##### SUPPLIED DATA #####
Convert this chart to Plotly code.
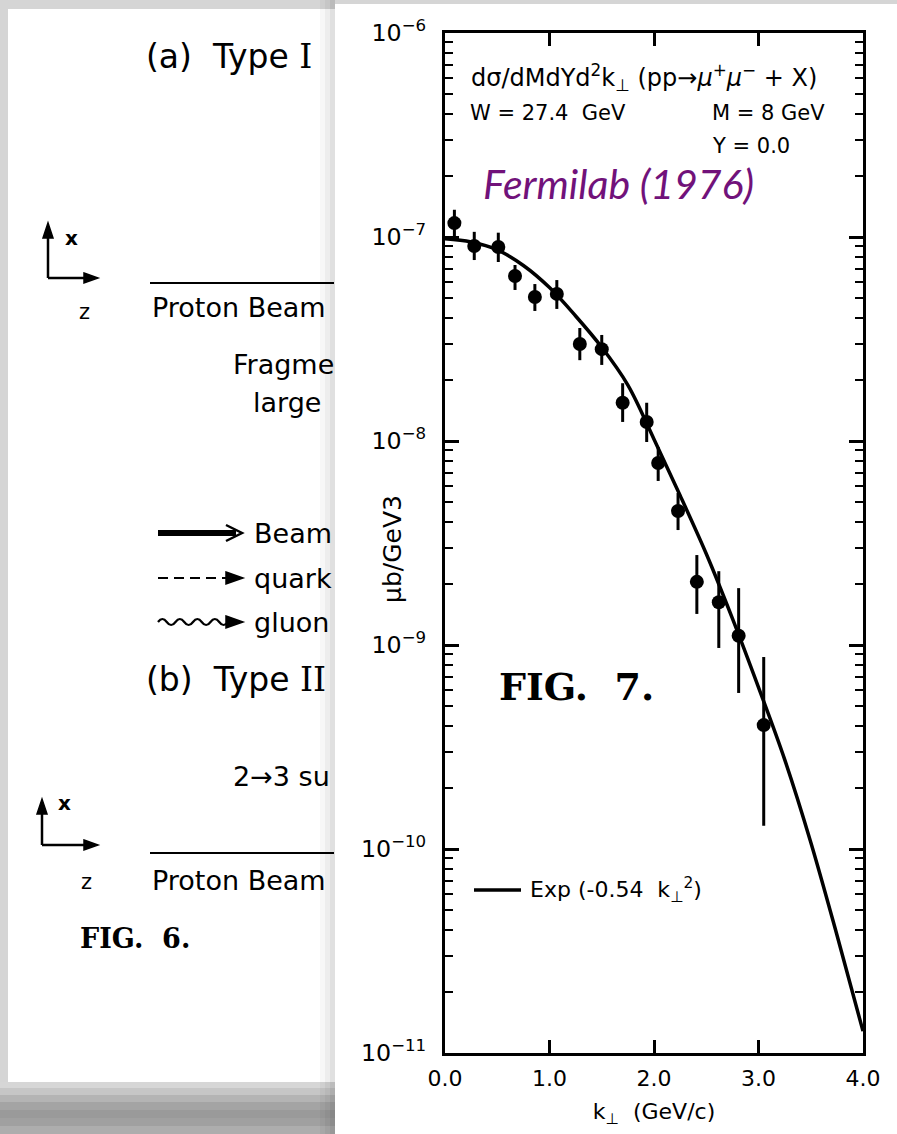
import plotly.graph_objects as go

# ---------------- data ----------------
k_data = [0.09, 0.28, 0.51, 0.67, 0.86, 1.07, 1.29, 1.50, 1.70, 1.93, 2.04, 2.23, 2.41, 2.62, 2.81, 3.05]
sigma = [1.17e-7, 9.03e-8, 8.93e-8, 6.44e-8, 5.08e-8, 5.26e-8, 2.99e-8, 2.82e-8,
         1.54e-8, 1.24e-8, 7.80e-9, 4.54e-9, 2.04e-9, 1.62e-9, 1.11e-9, 4.05e-10]
sigma_hi = [1.36e-7, 1.06e-7, 1.05e-7, 7.29e-8, 5.88e-8, 6.15e-8, 3.58e-8, 3.31e-8,
            1.92e-8, 1.54e-8, 9.35e-9, 5.56e-9, 2.76e-9, 2.30e-9, 1.90e-9, 8.73e-10]
sigma_lo = [1.01e-7, 7.71e-8, 7.54e-8, 5.50e-8, 4.34e-8, 4.44e-8, 2.49e-8, 2.36e-8,
            1.24e-8, 9.89e-9, 6.37e-9, 3.66e-9, 1.42e-9, 9.67e-10, 5.82e-10, 1.30e-10]

k_fit = [0.0, 0.25, 0.5, 0.75, 1.0, 1.25, 1.5, 1.75, 2.0, 2.25, 2.5, 2.75, 3.0, 3.25, 3.5, 3.75, 4.0]
fit = [9.8e-8, 9.45e-8, 8.65e-8, 7.25e-8, 5.65e-8, 4.1e-8, 2.88e-8, 1.88e-8, 1.02e-8,
       5.4e-9, 2.8e-9, 1.35e-9, 6.2e-10, 2.75e-10, 1.08e-10, 3.8e-11, 1.28e-11]

x_ticks = [0, 1, 2, 3, 4]
x_ticktext = ["0.0", "1.0", "2.0", "3.0", "4.0"]

# ---------------- geometry helpers (pixel -> paper) ----------------
W, H = 897, 1134
L, R, T, B = 445, 863, 33, 1053


def X(px):
    return (px - L) / (R - L)


def Y(py):
    return (B - py) / (B - T)


FONT = "DejaVu Sans"
err_plus = [h - v for h, v in zip(sigma_hi, sigma)]
err_minus = [v - l for v, l in zip(sigma, sigma_lo)]

fig = go.Figure()
fig.add_trace(go.Scatter(
    x=k_fit, y=fit, mode="lines", line=dict(color="black", width=3.5, shape="spline"),
    name="Exp (-0.54 k⊥²)", showlegend=False, hoverinfo="skip"))
fig.add_trace(go.Scatter(
    x=k_data, y=sigma, mode="markers",
    marker=dict(color="black", size=14),
    error_y=dict(type="data", symmetric=False, array=err_plus, arrayminus=err_minus,
                 color="black", thickness=3, width=0),
    showlegend=False, name="data"))

shapes = []


def rect(x0, y0, x1, y1, color, layer="below"):
    shapes.append(dict(type="rect", xref="paper", yref="paper", x0=X(x0), x1=X(x1),
                       y0=Y(y0), y1=Y(y1), fillcolor=color, line=dict(width=0), layer=layer))


def seg(x0, y0, x1, y1, w=2.0, dash="solid", layer="above"):
    shapes.append(dict(type="line", xref="paper", yref="paper", x0=X(x0), x1=X(x1),
                       y0=Y(y0), y1=Y(y1), line=dict(color="black", width=w, dash=dash),
                       layer=layer))


def poly(pts, fill=True, w=1.5):
    d = "M " + " L ".join(f"{X(a):.5f},{Y(b):.5f}" for a, b in pts)
    if fill:
        d += " Z"
    shapes.append(dict(type="path", xref="paper", yref="paper", path=d,
                       fillcolor="black" if fill else "rgba(0,0,0,0)",
                       line=dict(color="black", width=w), layer="above"))


# page backgrounds and shadows
rect(8, 9, 336, 1082, "white")
bands = [(1082, 1088, "#d6d6d6"), (1088, 1095, "#c6c6c6"), (1095, 1102, "#b4b4b4"),
         (1102, 1110, "#a4a4a4"), (1110, 1118, "#9a9a9a"), (1118, 1126, "#a0a0a0"),
         (1126, 1134, "#adadad")]
for y0, y1, c in bands:
    rect(0, y0, 336, y1, c)
rect(320, 0, 325, H, "rgba(0,0,0,0.03)")
rect(325, 0, 330, H, "rgba(0,0,0,0.07)")
rect(330, 0, 335, H, "rgba(0,0,0,0.12)")
rect(335, 4, W, H, "white")

# ---- Fig. 6 drawings (left page) ----
# (a) coordinate axes
seg(48, 278, 48, 236, 2.5)
poly([(43, 238), (48, 223), (53, 238)])
seg(48, 278, 86, 278, 2.5)
poly([(84, 273), (98, 278), (84, 283)])
seg(150, 283, 334, 283, 2)
# legend arrows
seg(158, 533, 236, 533, 6)
poly([(226, 525), (242, 533), (226, 541)], fill=False, w=2.5)
seg(158, 578, 228, 578, 2, dash="10px,6px")
poly([(226, 572), (243, 578), (226, 584)])
n = 4
x_start, x_end = 158, 228
step = (x_end - x_start) / n
d = f"M {X(x_start):.5f},{Y(622):.5f}"
for i in range(n):
    xa = x_start + i * step
    d += (f" Q {X(xa + step / 4):.5f},{Y(616):.5f}"
          f" {X(xa + step / 2):.5f},{Y(622):.5f}")
    d += (f" Q {X(xa + 3 * step / 4):.5f},{Y(628):.5f}"
          f" {X(xa + step):.5f},{Y(622):.5f}")
shapes.append(dict(type="path", xref="paper", yref="paper", path=d,
                   line=dict(color="black", width=2.2), layer="above"))
poly([(226, 616), (243, 622), (226, 628)])
# (b) coordinate axes
seg(42, 845, 42, 812, 2.5)
poly([(37, 814), (42, 799), (47, 814)])
seg(42, 845, 86, 845, 2.5)
poly([(84, 840), (98, 845), (84, 850)])
seg(150, 853, 334, 853, 2)
# legend of fit curve inside the plot
seg(474, 890, 521, 890, 3.5)

annotations = []


def txt(s, px, py, size=25, family=FONT, anchor="left", color="black", angle=0):
    annotations.append(dict(text=s, x=X(px), y=Y(py), xref="paper", yref="paper",
                            xanchor=anchor, yanchor="middle", showarrow=False,
                            textangle=angle,
                            font=dict(family=family, size=size, color=color)))


SERIF_I = "<span style='font-family:DejaVu Serif'>I</span>"
txt("(a)  Type " + SERIF_I, 144, 56, 33)
txt("<b>x</b>", 63, 238, 20)
txt("z", 77, 312, 21)
txt("Proton Beam", 150, 307, 27)
txt("Fragme", 231, 365, 27)
txt("large", 251, 402, 27)
txt("Beam", 252, 533, 27)
txt("quark", 252, 578, 27)
txt("gluon", 252, 622, 27)
txt("(b)  Type " + SERIF_I + SERIF_I, 144, 679, 33)
txt("2→3 su", 231, 776, 27)
txt("<b>x</b>", 56, 803, 20)
txt("z", 79, 882, 21)
txt("Proton Beam", 150, 881, 27)
txt("<b>FIG.  6.</b>", 78, 938, 27, family="DejaVu Serif")

# ---- Fig. 7 texts ----
txt("dσ/dMdYd<sup>2</sup>k<sub>⊥</sub> (pp→<i>μ</i><sup>+</sup><i>μ</i><sup>−</sup> + X)", 469, 78, 24)
txt("W = 27.4  GeV", 468, 113, 21)
txt("M = 8 GeV", 710, 113, 21)
txt("Y = 0.0", 710, 146, 21)
txt("<i>Fermilab (1976)</i>", 481, 183, 41, family="Lato", color="#71127a")
txt("<b>FIG.  7.</b>", 497, 686, 38, family="DejaVu Serif")
txt("Exp (-0.54  k<sub>⊥</sub><sup>2</sup>)", 528, 890, 22)
txt("μb/GeV3", 392, 549, 25, anchor="center", angle=-90)

fig.update_layout(
    width=W, height=H,
    margin=dict(l=L, r=W - R, t=T, b=H - B, pad=0),
    paper_bgcolor="#d5d5d5", plot_bgcolor="white",
    shapes=shapes, annotations=annotations, showlegend=False,
    font=dict(family=FONT, size=19, color="black"),
)
fig.update_xaxes(
    range=[0, 4], tickmode="array", tickvals=x_ticks, ticktext=x_ticktext,
    ticks="inside", ticklen=13, tickwidth=2.5, tickcolor="black",
    showline=True, linewidth=3, linecolor="black", mirror="allticks",
    showgrid=False, zeroline=False, ticklabelstandoff=4,
    tickfont=dict(family=FONT, size=22),
    title=dict(text="k<sub>⊥</sub>  (GeV/c)", font=dict(family=FONT, size=22), standoff=14),
)
fig.update_yaxes(
    type="log", range=[-11, -6], dtick=1, exponentformat="power",
    ticks="inside", ticklen=14, tickwidth=2.5, tickcolor="black",
    minor=dict(ticks="inside", ticklen=8, tickwidth=2, tickcolor="black",
               dtick="D1", showgrid=False),
    showline=True, linewidth=3, linecolor="black", mirror="allticks",
    showgrid=False, zeroline=False, ticklabelstandoff=12,
    tickfont=dict(family=FONT, size=19),
)

fig.write_html("out.html")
#####
#### TASK TO CARRY OUT
Return only the lines running from the top of the data to the line that holds "err_minus = [v". Include both of those lines, but skip the pictures.

#### TASK RESPONSE
Convert this chart to Plotly code.
import plotly.graph_objects as go

# ---------------- data ----------------
k_data = [0.09, 0.28, 0.51, 0.67, 0.86, 1.07, 1.29, 1.50, 1.70, 1.93, 2.04, 2.23, 2.41, 2.62, 2.81, 3.05]
sigma = [1.17e-7, 9.03e-8, 8.93e-8, 6.44e-8, 5.08e-8, 5.26e-8, 2.99e-8, 2.82e-8,
         1.54e-8, 1.24e-8, 7.80e-9, 4.54e-9, 2.04e-9, 1.62e-9, 1.11e-9, 4.05e-10]
sigma_hi = [1.36e-7, 1.06e-7, 1.05e-7, 7.29e-8, 5.88e-8, 6.15e-8, 3.58e-8, 3.31e-8,
            1.92e-8, 1.54e-8, 9.35e-9, 5.56e-9, 2.76e-9, 2.30e-9, 1.90e-9, 8.73e-10]
sigma_lo = [1.01e-7, 7.71e-8, 7.54e-8, 5.50e-8, 4.34e-8, 4.44e-8, 2.49e-8, 2.36e-8,
            1.24e-8, 9.89e-9, 6.37e-9, 3.66e-9, 1.42e-9, 9.67e-10, 5.82e-10, 1.30e-10]

k_fit = [0.0, 0.25, 0.5, 0.75, 1.0, 1.25, 1.5, 1.75, 2.0, 2.25, 2.5, 2.75, 3.0, 3.25, 3.5, 3.75, 4.0]
fit = [9.8e-8, 9.45e-8, 8.65e-8, 7.25e-8, 5.65e-8, 4.1e-8, 2.88e-8, 1.88e-8, 1.02e-8,
       5.4e-9, 2.8e-9, 1.35e-9, 6.2e-10, 2.75e-10, 1.08e-10, 3.8e-11, 1.28e-11]

x_ticks = [0, 1, 2, 3, 4]
x_ticktext = ["0.0", "1.0", "2.0", "3.0", "4.0"]

# ---------------- geometry helpers (pixel -> paper) ----------------
W, H = 897, 1134
L, R, T, B = 445, 863, 33, 1053


def X(px):
    return (px - L) / (R - L)


def Y(py):
    return (B - py) / (B - T)


FONT = "DejaVu Sans"
err_plus = [h - v for h, v in zip(sigma_hi, sigma)]
err_minus = [v - l for v, l in zip(sigma, sigma_lo)]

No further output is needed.